McAfee's anti-virus team says that bots are driving an overall increase in malware detected in the second quarter of 2005.
McAfee's AVERT team said it charted a 12 percent increase in the number of new "potentially unwanted programs" (PUPs), a category that includes viruses and worms as well as bots, spyware and adware.
"In just the first and second quarters of 2005, the number of exploited machines using backdoor techniques has increased over 63 percent from the total at the end of 2004," said Vincent Gullotto, vice president of McAfee AVERT in a statement. "This often resulted in spyware and adware being downloaded onto affected systems. Thus spyware has continued to be a major problem. There are four anti-spyware bills working their way through Congress to help tackle this growing problem, but we believe the problem is only going to get worse. Consumers and enterprises are becoming more and more aware of the need for various security technologies to protect their machines and networks."

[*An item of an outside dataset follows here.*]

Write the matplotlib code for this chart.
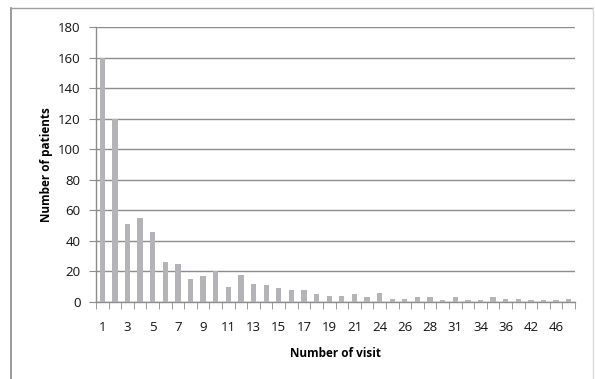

According to AVERT, the top malicious threats in the second quarter of this year were Exploit-Byteverify, Mydoom, Mytob and Netsky. The company also said there was an increase in Bagle downloaders, which could release as many as eight variants in the duration of a few hours.
The company also reported that the number of bot-related cases increased by 303 percent from Q1 to Q2 2005 (from just over 3,000 cases to just under 13,000).
In addition to new emerging and more harmful threats, McAfee also reported an increase in money making cyber crime schemes:
"According to a recent Gartner report," the company said, "threats are moving toward databases, allowing hackers to gain complete control over a network or a personal computer. In turn, this allows the hacker to hijack confidential and personal information for ransom."
The company said a report it released June 5 of this year "suggests that there is a new hierarchy of cybercriminals, and that each level, from amateur to professional, has different tactics and motives. The most interesting development in recent years is cyber gangs, who sit at the top of this cybercrime chain. These advanced groups of career criminals and hackers agree to cooperate, plan and execute long term attack strategies that are of little interest to the socially-motivated hacker or script kiddy."
Finally, McAfee said "mobile viruses remain a growing threat," though the statement it released limited itself to proof-of-concept exploits and the discovery of vulnerabilities, not a detailed list of malware found in the wild.